Data ▸
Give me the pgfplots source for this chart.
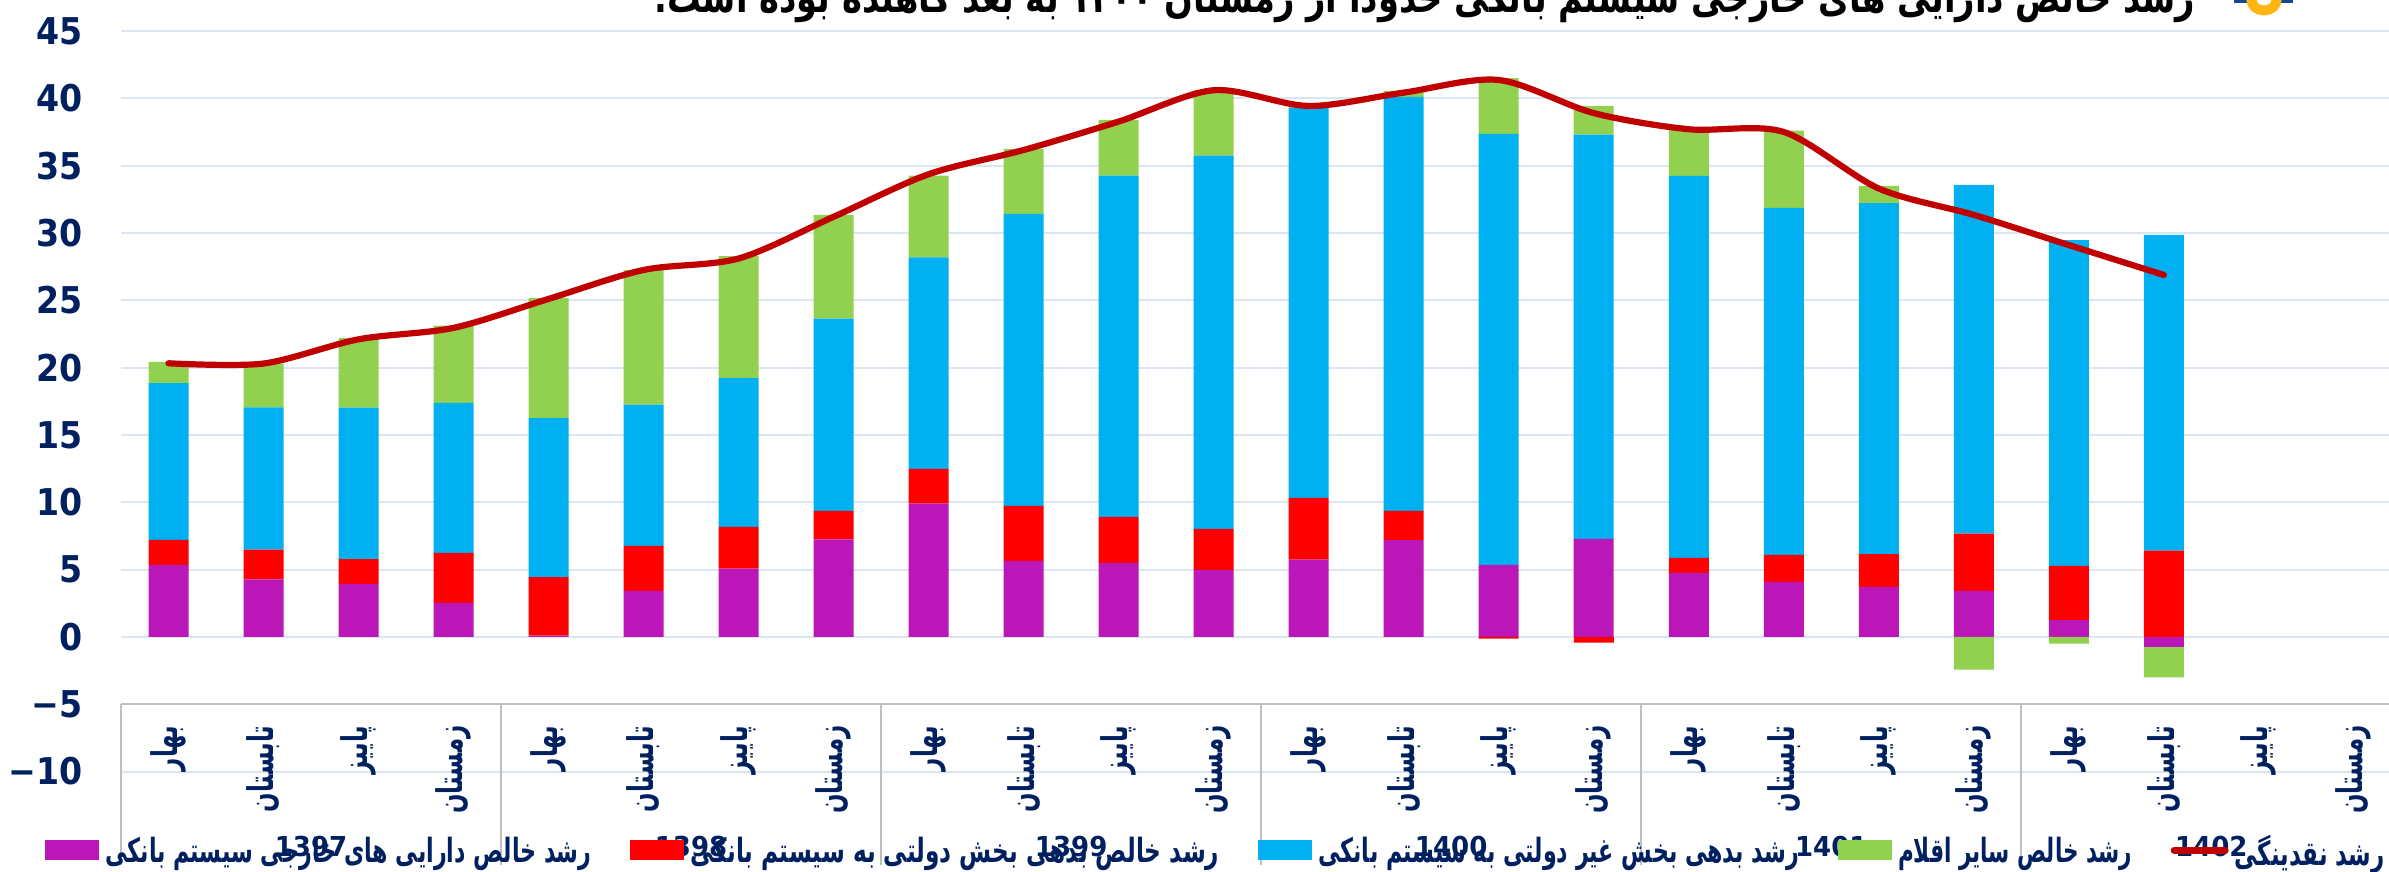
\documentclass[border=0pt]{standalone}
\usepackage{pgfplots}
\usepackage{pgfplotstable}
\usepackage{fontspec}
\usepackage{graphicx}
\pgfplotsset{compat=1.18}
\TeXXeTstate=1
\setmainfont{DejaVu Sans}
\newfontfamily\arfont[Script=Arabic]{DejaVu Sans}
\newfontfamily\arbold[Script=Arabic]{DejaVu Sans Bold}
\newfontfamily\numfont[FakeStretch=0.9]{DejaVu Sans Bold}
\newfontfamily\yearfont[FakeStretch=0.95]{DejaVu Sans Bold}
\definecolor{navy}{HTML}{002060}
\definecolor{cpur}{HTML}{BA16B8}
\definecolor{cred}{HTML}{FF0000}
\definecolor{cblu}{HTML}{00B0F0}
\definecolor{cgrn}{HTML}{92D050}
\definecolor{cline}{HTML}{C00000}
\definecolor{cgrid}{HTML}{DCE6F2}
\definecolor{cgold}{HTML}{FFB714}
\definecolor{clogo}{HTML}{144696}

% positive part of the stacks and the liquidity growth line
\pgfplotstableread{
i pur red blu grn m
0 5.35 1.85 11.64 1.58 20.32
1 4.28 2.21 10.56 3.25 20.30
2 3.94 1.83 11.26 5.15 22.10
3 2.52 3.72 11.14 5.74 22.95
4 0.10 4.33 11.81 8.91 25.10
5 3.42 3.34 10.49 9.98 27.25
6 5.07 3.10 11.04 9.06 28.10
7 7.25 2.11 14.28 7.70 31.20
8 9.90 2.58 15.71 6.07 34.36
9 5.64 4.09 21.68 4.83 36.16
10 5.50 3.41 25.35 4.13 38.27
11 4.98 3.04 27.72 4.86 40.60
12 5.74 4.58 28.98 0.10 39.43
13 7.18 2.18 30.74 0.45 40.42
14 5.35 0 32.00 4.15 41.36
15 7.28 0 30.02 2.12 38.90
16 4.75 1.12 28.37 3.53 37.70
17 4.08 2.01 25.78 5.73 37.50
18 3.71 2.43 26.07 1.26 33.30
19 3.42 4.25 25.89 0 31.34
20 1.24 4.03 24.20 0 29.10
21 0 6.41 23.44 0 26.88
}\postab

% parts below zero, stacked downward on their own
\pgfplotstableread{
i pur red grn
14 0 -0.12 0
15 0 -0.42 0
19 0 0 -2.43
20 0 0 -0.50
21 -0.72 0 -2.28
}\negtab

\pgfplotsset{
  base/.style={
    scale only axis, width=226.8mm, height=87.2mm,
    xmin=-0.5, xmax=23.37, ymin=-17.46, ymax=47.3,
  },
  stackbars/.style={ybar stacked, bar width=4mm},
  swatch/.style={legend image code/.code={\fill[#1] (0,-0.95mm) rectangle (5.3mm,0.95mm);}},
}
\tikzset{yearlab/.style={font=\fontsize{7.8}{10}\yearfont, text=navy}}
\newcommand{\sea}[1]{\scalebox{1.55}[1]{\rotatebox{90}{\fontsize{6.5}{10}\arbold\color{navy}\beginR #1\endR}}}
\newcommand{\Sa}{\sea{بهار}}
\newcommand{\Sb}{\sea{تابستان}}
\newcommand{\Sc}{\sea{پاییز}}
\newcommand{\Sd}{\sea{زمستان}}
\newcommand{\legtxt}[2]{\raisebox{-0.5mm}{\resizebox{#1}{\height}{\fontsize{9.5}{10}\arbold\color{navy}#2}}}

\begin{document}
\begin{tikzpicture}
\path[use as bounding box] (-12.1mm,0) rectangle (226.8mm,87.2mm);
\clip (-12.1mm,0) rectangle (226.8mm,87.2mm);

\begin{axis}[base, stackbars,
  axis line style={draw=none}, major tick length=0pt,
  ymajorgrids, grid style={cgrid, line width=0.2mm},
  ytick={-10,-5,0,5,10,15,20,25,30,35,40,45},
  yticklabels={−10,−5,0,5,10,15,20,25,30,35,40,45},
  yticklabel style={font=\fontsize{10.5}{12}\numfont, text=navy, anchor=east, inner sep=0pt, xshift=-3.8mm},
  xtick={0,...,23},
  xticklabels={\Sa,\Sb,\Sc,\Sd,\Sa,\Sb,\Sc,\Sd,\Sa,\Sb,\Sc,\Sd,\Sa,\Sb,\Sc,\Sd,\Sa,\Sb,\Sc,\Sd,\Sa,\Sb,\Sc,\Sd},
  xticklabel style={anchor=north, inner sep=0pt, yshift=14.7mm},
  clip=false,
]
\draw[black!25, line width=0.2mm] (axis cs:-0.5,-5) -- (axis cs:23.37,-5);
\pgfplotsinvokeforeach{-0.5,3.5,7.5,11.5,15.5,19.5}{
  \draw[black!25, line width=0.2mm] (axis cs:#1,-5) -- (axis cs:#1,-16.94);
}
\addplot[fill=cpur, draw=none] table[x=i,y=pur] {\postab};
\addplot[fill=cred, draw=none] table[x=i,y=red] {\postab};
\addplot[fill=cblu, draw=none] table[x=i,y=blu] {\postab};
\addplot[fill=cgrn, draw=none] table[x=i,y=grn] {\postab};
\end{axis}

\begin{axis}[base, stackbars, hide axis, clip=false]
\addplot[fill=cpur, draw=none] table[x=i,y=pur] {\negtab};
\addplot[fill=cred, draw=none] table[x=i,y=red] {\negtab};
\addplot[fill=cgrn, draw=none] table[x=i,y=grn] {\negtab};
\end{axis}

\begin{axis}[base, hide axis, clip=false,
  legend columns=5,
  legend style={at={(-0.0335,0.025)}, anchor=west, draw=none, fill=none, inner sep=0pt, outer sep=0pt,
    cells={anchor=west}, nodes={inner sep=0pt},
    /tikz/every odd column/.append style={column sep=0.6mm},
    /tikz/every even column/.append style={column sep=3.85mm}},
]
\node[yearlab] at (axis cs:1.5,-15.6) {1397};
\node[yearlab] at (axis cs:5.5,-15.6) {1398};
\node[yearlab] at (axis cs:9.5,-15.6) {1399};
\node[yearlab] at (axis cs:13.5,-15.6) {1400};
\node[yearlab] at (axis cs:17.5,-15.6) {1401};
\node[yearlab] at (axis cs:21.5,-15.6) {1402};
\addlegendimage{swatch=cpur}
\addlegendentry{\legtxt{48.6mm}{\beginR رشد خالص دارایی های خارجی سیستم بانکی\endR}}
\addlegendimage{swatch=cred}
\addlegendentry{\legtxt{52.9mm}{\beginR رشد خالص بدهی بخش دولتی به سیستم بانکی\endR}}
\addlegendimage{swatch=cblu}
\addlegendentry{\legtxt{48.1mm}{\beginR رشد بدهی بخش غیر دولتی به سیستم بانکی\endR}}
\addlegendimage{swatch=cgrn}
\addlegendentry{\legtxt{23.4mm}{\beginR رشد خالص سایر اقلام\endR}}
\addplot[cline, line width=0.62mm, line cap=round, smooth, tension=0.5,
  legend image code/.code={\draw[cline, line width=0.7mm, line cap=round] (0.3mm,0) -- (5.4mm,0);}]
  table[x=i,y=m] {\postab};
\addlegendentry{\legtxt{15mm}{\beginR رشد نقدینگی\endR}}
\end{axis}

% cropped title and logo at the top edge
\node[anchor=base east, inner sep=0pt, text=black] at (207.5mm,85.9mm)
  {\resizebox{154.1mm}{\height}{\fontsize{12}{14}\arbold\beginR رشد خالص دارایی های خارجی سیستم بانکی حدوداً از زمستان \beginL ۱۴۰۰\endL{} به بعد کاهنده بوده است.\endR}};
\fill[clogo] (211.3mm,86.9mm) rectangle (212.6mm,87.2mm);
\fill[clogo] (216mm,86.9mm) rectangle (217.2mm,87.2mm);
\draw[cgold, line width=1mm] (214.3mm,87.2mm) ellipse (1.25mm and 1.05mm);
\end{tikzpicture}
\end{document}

Directions ▸ Working from the lines above, reproduce the material exactly and exclude its pictures.

Correct answer ▸
Give me the pgfplots source for this chart.
\documentclass[border=0pt]{standalone}
\usepackage{pgfplots}
\usepackage{pgfplotstable}
\usepackage{fontspec}
\usepackage{graphicx}
\pgfplotsset{compat=1.18}
\TeXXeTstate=1
\setmainfont{DejaVu Sans}
\newfontfamily\arfont[Script=Arabic]{DejaVu Sans}
\newfontfamily\arbold[Script=Arabic]{DejaVu Sans Bold}
\newfontfamily\numfont[FakeStretch=0.9]{DejaVu Sans Bold}
\newfontfamily\yearfont[FakeStretch=0.95]{DejaVu Sans Bold}
\definecolor{navy}{HTML}{002060}
\definecolor{cpur}{HTML}{BA16B8}
\definecolor{cred}{HTML}{FF0000}
\definecolor{cblu}{HTML}{00B0F0}
\definecolor{cgrn}{HTML}{92D050}
\definecolor{cline}{HTML}{C00000}
\definecolor{cgrid}{HTML}{DCE6F2}
\definecolor{cgold}{HTML}{FFB714}
\definecolor{clogo}{HTML}{144696}

% positive part of the stacks and the liquidity growth line
\pgfplotstableread{
i pur red blu grn m
0 5.35 1.85 11.64 1.58 20.32
1 4.28 2.21 10.56 3.25 20.30
2 3.94 1.83 11.26 5.15 22.10
3 2.52 3.72 11.14 5.74 22.95
4 0.10 4.33 11.81 8.91 25.10
5 3.42 3.34 10.49 9.98 27.25
6 5.07 3.10 11.04 9.06 28.10
7 7.25 2.11 14.28 7.70 31.20
8 9.90 2.58 15.71 6.07 34.36
9 5.64 4.09 21.68 4.83 36.16
10 5.50 3.41 25.35 4.13 38.27
11 4.98 3.04 27.72 4.86 40.60
12 5.74 4.58 28.98 0.10 39.43
13 7.18 2.18 30.74 0.45 40.42
14 5.35 0 32.00 4.15 41.36
15 7.28 0 30.02 2.12 38.90
16 4.75 1.12 28.37 3.53 37.70
17 4.08 2.01 25.78 5.73 37.50
18 3.71 2.43 26.07 1.26 33.30
19 3.42 4.25 25.89 0 31.34
20 1.24 4.03 24.20 0 29.10
21 0 6.41 23.44 0 26.88
}\postab

% parts below zero, stacked downward on their own
\pgfplotstableread{
i pur red grn
14 0 -0.12 0
15 0 -0.42 0
19 0 0 -2.43
20 0 0 -0.50
21 -0.72 0 -2.28
}\negtab

\pgfplotsset{
  base/.style={
    scale only axis, width=226.8mm, height=87.2mm,
    xmin=-0.5, xmax=23.37, ymin=-17.46, ymax=47.3,
  },
  stackbars/.style={ybar stacked, bar width=4mm},
  swatch/.style={legend image code/.code={\fill[#1] (0,-0.95mm) rectangle (5.3mm,0.95mm);}},
}
\tikzset{yearlab/.style={font=\fontsize{7.8}{10}\yearfont, text=navy}}
\newcommand{\sea}[1]{\scalebox{1.55}[1]{\rotatebox{90}{\fontsize{6.5}{10}\arbold\color{navy}\beginR #1\endR}}}
\newcommand{\Sa}{\sea{بهار}}
\newcommand{\Sb}{\sea{تابستان}}
\newcommand{\Sc}{\sea{پاییز}}
\newcommand{\Sd}{\sea{زمستان}}
\newcommand{\legtxt}[2]{\raisebox{-0.5mm}{\resizebox{#1}{\height}{\fontsize{9.5}{10}\arbold\color{navy}#2}}}

\begin{document}
\begin{tikzpicture}
\path[use as bounding box] (-12.1mm,0) rectangle (226.8mm,87.2mm);
\clip (-12.1mm,0) rectangle (226.8mm,87.2mm);

\begin{axis}[base, stackbars,
  axis line style={draw=none}, major tick length=0pt,
  ymajorgrids, grid style={cgrid, line width=0.2mm},
  ytick={-10,-5,0,5,10,15,20,25,30,35,40,45},
  yticklabels={−10,−5,0,5,10,15,20,25,30,35,40,45},
  yticklabel style={font=\fontsize{10.5}{12}\numfont, text=navy, anchor=east, inner sep=0pt, xshift=-3.8mm},
  xtick={0,...,23},
  xticklabels={\Sa,\Sb,\Sc,\Sd,\Sa,\Sb,\Sc,\Sd,\Sa,\Sb,\Sc,\Sd,\Sa,\Sb,\Sc,\Sd,\Sa,\Sb,\Sc,\Sd,\Sa,\Sb,\Sc,\Sd},
  xticklabel style={anchor=north, inner sep=0pt, yshift=14.7mm},
  clip=false,
]
\draw[black!25, line width=0.2mm] (axis cs:-0.5,-5) -- (axis cs:23.37,-5);
\pgfplotsinvokeforeach{-0.5,3.5,7.5,11.5,15.5,19.5}{
  \draw[black!25, line width=0.2mm] (axis cs:#1,-5) -- (axis cs:#1,-16.94);
}
\addplot[fill=cpur, draw=none] table[x=i,y=pur] {\postab};
\addplot[fill=cred, draw=none] table[x=i,y=red] {\postab};
\addplot[fill=cblu, draw=none] table[x=i,y=blu] {\postab};
\addplot[fill=cgrn, draw=none] table[x=i,y=grn] {\postab};
\end{axis}

\begin{axis}[base, stackbars, hide axis, clip=false]
\addplot[fill=cpur, draw=none] table[x=i,y=pur] {\negtab};
\addplot[fill=cred, draw=none] table[x=i,y=red] {\negtab};
\addplot[fill=cgrn, draw=none] table[x=i,y=grn] {\negtab};
\end{axis}

\begin{axis}[base, hide axis, clip=false,
  legend columns=5,
  legend style={at={(-0.0335,0.025)}, anchor=west, draw=none, fill=none, inner sep=0pt, outer sep=0pt,
    cells={anchor=west}, nodes={inner sep=0pt},
    /tikz/every odd column/.append style={column sep=0.6mm},
    /tikz/every even column/.append style={column sep=3.85mm}},
]
\node[yearlab] at (axis cs:1.5,-15.6) {1397};
\node[yearlab] at (axis cs:5.5,-15.6) {1398};
\node[yearlab] at (axis cs:9.5,-15.6) {1399};
\node[yearlab] at (axis cs:13.5,-15.6) {1400};
\node[yearlab] at (axis cs:17.5,-15.6) {1401};
\node[yearlab] at (axis cs:21.5,-15.6) {1402};
\addlegendimage{swatch=cpur}
\addlegendentry{\legtxt{48.6mm}{\beginR رشد خالص دارایی های خارجی سیستم بانکی\endR}}
\addlegendimage{swatch=cred}
\addlegendentry{\legtxt{52.9mm}{\beginR رشد خالص بدهی بخش دولتی به سیستم بانکی\endR}}
\addlegendimage{swatch=cblu}
\addlegendentry{\legtxt{48.1mm}{\beginR رشد بدهی بخش غیر دولتی به سیستم بانکی\endR}}
\addlegendimage{swatch=cgrn}
\addlegendentry{\legtxt{23.4mm}{\beginR رشد خالص سایر اقلام\endR}}
\addplot[cline, line width=0.62mm, line cap=round, smooth, tension=0.5,
  legend image code/.code={\draw[cline, line width=0.7mm, line cap=round] (0.3mm,0) -- (5.4mm,0);}]
  table[x=i,y=m] {\postab};
\addlegendentry{\legtxt{15mm}{\beginR رشد نقدینگی\endR}}
\end{axis}

% cropped title and logo at the top edge
\node[anchor=base east, inner sep=0pt, text=black] at (207.5mm,85.9mm)
  {\resizebox{154.1mm}{\height}{\fontsize{12}{14}\arbold\beginR رشد خالص دارایی های خارجی سیستم بانکی حدوداً از زمستان \beginL ۱۴۰۰\endL{} به بعد کاهنده بوده است.\endR}};
\fill[clogo] (211.3mm,86.9mm) rectangle (212.6mm,87.2mm);
\fill[clogo] (216mm,86.9mm) rectangle (217.2mm,87.2mm);
\draw[cgold, line width=1mm] (214.3mm,87.2mm) ellipse (1.25mm and 1.05mm);
\end{tikzpicture}
\end{document}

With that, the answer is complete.